Residents noticed that a wall separating theirs from the demolished building was actually the wall of the other building and the developer, who built both, saved on costs by building only one wall for the two buildings.
Avcılar, on Istanbul’s European side, was one of the most affected districts in a major earthquake in 1999 and to this day, decrepit buildings dot the district where construction of new buildings is scarce due to future earthquake risk.
Nowadays, there is an "urban transformation" drive in the district to demolish old, unsafe buildings, to replace them with sturdy ones. This particular demolition was part of these efforts. When residents notified officials upon seeing the wall was collapsing, the demolition crew told them the wall actually belonged to the demolished building. Residents of the building housing 10 flats and three stores were evacuated.

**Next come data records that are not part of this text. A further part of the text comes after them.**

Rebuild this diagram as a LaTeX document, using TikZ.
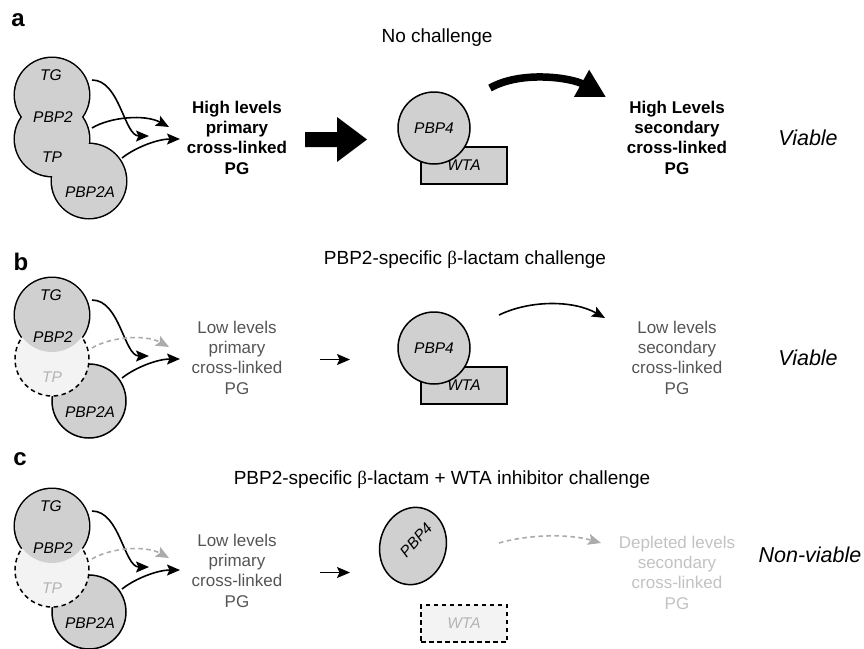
\documentclass[tikz,border=0pt]{standalone}
\usepackage{fontspec}
\setmainfont{Liberation Sans}
\newfontfamily\serifgreek{Liberation Serif}
\usetikzlibrary{arrows.meta,shapes.geometric}

\definecolor{cellgray}{HTML}{D0D0D0}
\definecolor{tpfill}{HTML}{F3F3F3}
\definecolor{tptext}{HTML}{B4B4B4}
\definecolor{dimtext}{HTML}{555555}
\definecolor{faint}{HTML}{C2C2C2}
\definecolor{faintarrow}{HTML}{ABABAB}

\tikzset{
  enz/.style={circle, inner sep=0pt, minimum size=74pt},
  enzlabel/.style={inner sep=0pt, font=\fontsize{15.5}{18}\selectfont\itshape},
  body/.style={align=center, inner sep=0pt, font=\fontsize{17}{20.3}\selectfont},
  bodybold/.style={align=center, inner sep=0pt, font=\fontsize{17}{20.3}\selectfont\bfseries},
  heading/.style={inner sep=0pt, font=\fontsize{19}{22}\selectfont},
  outcome/.style={inner sep=0pt, font=\fontsize{21.5}{24}\selectfont\itshape},
  letter/.style={inner sep=0pt, font=\fontsize{24}{24}\selectfont\bfseries},
  outline/.style={line width=1.5pt},
  flow/.style={line width=1.6pt, -{Stealth[length=13pt,width=11pt,inset=2.5pt]}},
  blocked/.style={flow, faintarrow, dash pattern=on 4.5pt off 3.5pt},
  wtabox/.style={draw, outline, fill=cellgray, minimum width=86pt, minimum height=37pt,
    inner sep=0pt, font=\fontsize{15.5}{18}\selectfont\itshape},
  pbpfour/.style={enz, draw, outline, fill=cellgray, minimum size=72pt,
    font=\fontsize{15.5}{18}\selectfont\itshape},
}

% labels of the PBP2 / PBP2A cluster; #1 = colour of the TP label
\newcommand\clusterlabels[1]{%
  \node[enzlabel] (tgl) at (51,75) {TG};
  \node[enzlabel] (pbp2l) at (53,117) {PBP2};
  \node[enzlabel, text=#1] (tpl) at (52,157) {TP};
  \node[enzlabel] (pbpal) at (90,192) {PBP2A};
}

% the three feeding arrows; #1 = style of the PBP2 transpeptidase arrow
\newcommand\feedarrows[1]{%
  \coordinate (tgout) at (92,80);
  \coordinate (tgin) at (149,136);
  \coordinate (tpout) at (92,128);
  \coordinate (tpin) at (169,127);
  \coordinate (paout) at (122,158);
  \coordinate (pain) at (180,139);
  \draw[flow] (tgout) .. controls (120,80) and (124,136) .. (tgin);
  \draw[#1] (tpout) .. controls (110,117) and (145,114) .. (tpin);
  \draw[flow] (paout) .. controls (136,147) and (158,139) .. (pain);
}

% cluster with the PBP2 transpeptidase domain knocked out
\newcommand\impairedcluster{%
  \node[enz, draw, outline, fill=cellgray] (pbpa) at (89,181) {};
  \node[enz] (tg) at (52,95) {};
  \node[enz] (tp) at (52,139) {};
  \draw[line width=3pt] (tg.center) circle (37pt);
  \fill[tpfill] (tp.center) circle (37pt);
  \draw[outline, dash pattern=on 4.5pt off 3.5pt] (tp.center) circle (37pt);
  \fill[cellgray] (tg.center) circle (37pt);
  \clusterlabels{tptext}
  \feedarrows{blocked}
}

\begin{document}
\begin{tikzpicture}[x=1pt, y=-1pt]
\useasboundingbox (0,0) rectangle (864,648);

% panel letters and headings
\node[letter] (la) at (18,20) {a};
\node[letter] (lb) at (21,262) {b};
\node[letter] (lc) at (20,459) {c};
\node[heading] (ta) at (437,38) {No challenge};
\node[heading] (tb) at (465,260) {PBP2-specific {\serifgreek β}-lactam challenge};
\node[heading] (tc) at (442,480) {PBP2-specific {\serifgreek β}-lactam + WTA inhibitor challenge};

% ---------------- a: no challenge ----------------
\begin{scope}[name prefix=a-]
  \node[enz] (tg) at (52,95) {};
  \node[enz] (tp) at (52,139) {};
  \node[enz] (pbpa) at (89,181) {};
  \draw[line width=3pt] (tg.center) circle (37pt) (tp.center) circle (37pt) (pbpa.center) circle (37pt);
  \fill[cellgray] (tg.center) circle (37pt) (tp.center) circle (37pt) (pbpa.center) circle (37pt);
  \clusterlabels{black}
  \feedarrows{flow}

  \node[bodybold] (prim) at (237,137.5) {High levels\\primary\\cross-linked\\PG};
  \fill (305,132) -- (337,132) -- (337,117) -- (367,139.5) -- (337,162) -- (337,147) -- (305,147) -- cycle;

  \node[wtabox] (wta) at (464,165.5) {WTA};
  \node[pbpfour] (pbp4) at (434,128) {PBP4};
  \coordinate (xs) at (490,88);
  \coordinate (xe) at (606,97);
  \draw[line width=7.5pt, -{Triangle[length=28pt,width=29pt]}] (xs) .. controls (522,70) and (572,78) .. (xe);

  \node[bodybold] (sec) at (677,137.5) {High Levels\\secondary\\cross-linked\\PG};
  \node[outcome] (fate) at (808,138) {Viable};
\end{scope}

% ---------------- b: PBP2-specific beta-lactam ----------------
\begin{scope}[shift={(0,220)}, name prefix=b-]
  \impairedcluster
  \node[body, text=dimtext] (prim) at (237,137.5) {Low levels\\primary\\cross-linked\\PG};
  \coordinate (ms) at (320,139.5);
  \coordinate (me) at (350,139.5);
  \draw[flow] (ms) -- (me);

  \node[wtabox] (wta) at (464,165.5) {WTA};
  \node[pbpfour] (pbp4) at (434,128) {PBP4};
  \coordinate (xs) at (499,95);
  \coordinate (xe) at (605,98);
  \draw[flow] (xs) .. controls (530,80) and (573,80) .. (xe);

  \node[body, text=dimtext] (sec) at (677,137.5) {Low levels\\secondary\\cross-linked\\PG};
  \node[outcome] (fate) at (808,138) {Viable};
\end{scope}

% ---------------- c: beta-lactam + WTA inhibitor ----------------
\begin{scope}[shift={(0,433)}, name prefix=c-]
  \begin{scope}[shift={(0,-2)}]
    \impairedcluster
  \end{scope}
  \node[body, text=dimtext] (prim) at (237,137.5) {Low levels\\primary\\cross-linked\\PG};
  \coordinate (ms) at (320,139.5);
  \coordinate (me) at (350,139.5);
  \draw[flow] (ms) -- (me);

  \node[draw, outline, fill=cellgray, ellipse, inner sep=0pt, minimum width=66pt,
        minimum height=78pt, rotate=-15] (pbp4) at (413,113) {};
  \node[enzlabel, rotate=48] (pbp4l) at (416,107) {PBP4};
  \node[wtabox, fill=tpfill, text=tptext, dash pattern=on 4.5pt off 3.5pt] (wta) at (464,190.5) {WTA};

  \coordinate (xs) at (499,110);
  \coordinate (xe) at (601,110);
  \draw[blocked] (xs) .. controls (530,101) and (570,101) .. (xe);

  \node[body, text=faint] (sec) at (677,139.5) {Depleted levels\\secondary\\cross-linked\\PG};
  \node[outcome] (fate) at (810,122) {Non-viable};
\end{scope}
\end{tikzpicture}
\end{document}
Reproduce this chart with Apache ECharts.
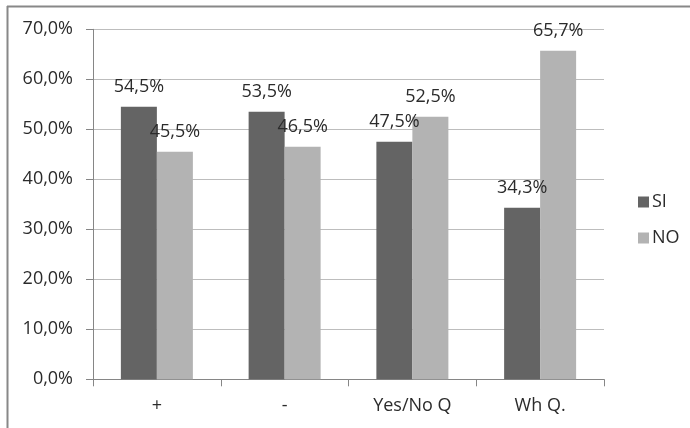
<!DOCTYPE html>
<html>
<head>
<meta charset="utf-8">
<script src="https://cdn.jsdelivr.net/npm/echarts@6/dist/echarts.min.js"></script>
<style>
html,body{margin:0;padding:0;background:#fff;}
#c{width:690px;height:428px;}
</style>
</head>
<body>
<div id="c"></div>
<script>
const categories = ['+', '-', 'Yes/No Q', 'Wh Q.'];
const seriesNames = ['SI', 'NO'];
const siValues = [54.5, 53.5, 47.5, 34.3];
const noValues = [45.5, 46.5, 52.5, 65.7];
const yTicks = [0, 10, 20, 30, 40, 50, 60, 70];

const FONT = '"Open Sans", "Liberation Sans", sans-serif';
const TXT = '#2b2b2b';
const fmt = v => v.toFixed(1).replace('.', ',') + '%';

const chart = echarts.init(document.getElementById('c'));
chart.setOption({
  animation: false,
  backgroundColor: '#ffffff',
  textStyle: { fontFamily: FONT },
  graphic: [
    { type: 'line', shape: { x1: 7, y1: 6.5, x2: 690, y2: 6.5 }, style: { stroke: '#888888', lineWidth: 2 } },
    { type: 'line', shape: { x1: 7.5, y1: 6, x2: 7.5, y2: 428 }, style: { stroke: '#888888', lineWidth: 2 } }
  ],
  grid: { left: 93, right: 86, top: 29.3, bottom: 48.7 },
  legend: {
    orient: 'vertical',
    left: 633,
    top: 188,
    itemWidth: 11,
    itemHeight: 11,
    itemGap: 18,
    icon: 'rect',
    data: seriesNames,
    textStyle: { fontFamily: FONT, fontSize: 18, color: TXT, padding: [0, 0, 0, -2] }
  },
  xAxis: {
    type: 'category',
    data: categories,
    axisLine: { lineStyle: { color: '#868686', width: 1 } },
    axisTick: { show: true, length: 7, lineStyle: { color: '#868686' } },
    axisLabel: { fontFamily: FONT, fontSize: 18, color: TXT, margin: 18 },
    splitLine: { show: false }
  },
  yAxis: {
    type: 'value',
    min: yTicks[0],
    max: yTicks[yTicks.length - 1],
    interval: 10,
    axisLine: { show: true, lineStyle: { color: '#868686', width: 1 } },
    axisTick: { show: true, length: 7, lineStyle: { color: '#868686' } },
    axisLabel: { fontFamily: FONT, fontSize: 18, color: TXT, margin: 20, formatter: v => fmt(v) },
    splitLine: { show: true, lineStyle: { color: '#bdbdbd', width: 1 } }
  },
  series: [
    {
      name: seriesNames[0], type: 'bar', data: siValues, barWidth: 36, barGap: '0%',
      itemStyle: { color: '#646464' },
      label: { show: true, position: 'top', distance: 11, fontFamily: FONT, fontSize: 18, color: TXT, formatter: p => fmt(p.value) }
    },
    {
      name: seriesNames[1], type: 'bar', data: noValues, barWidth: 36, barGap: '0%',
      itemStyle: { color: '#b3b3b3' },
      label: { show: true, position: 'top', distance: 11, fontFamily: FONT, fontSize: 18, color: TXT, formatter: p => fmt(p.value) }
    }
  ]
});
</script>
</body>
</html>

"We just noticed that our building was completely merged with the neighboring building. Apparently, the developer tried to make it more spacious for residents of the other building. I knew something was wrong because you could hear very loud noise even when people in the demolished buildings hammered a small nail on the wall," Alper Karasoy, one of the residents of the building whose one wall is now missing, told Demirören News Agency (DHA) on Tuesday.
A similar incident was reported in Bahçelievler, another Istanbul district near Avcılar, in 2016, during another urban transformation project. An apartment building was left without a wall when an adjacent building, whose one wall was shared with its neighbor, was demolished.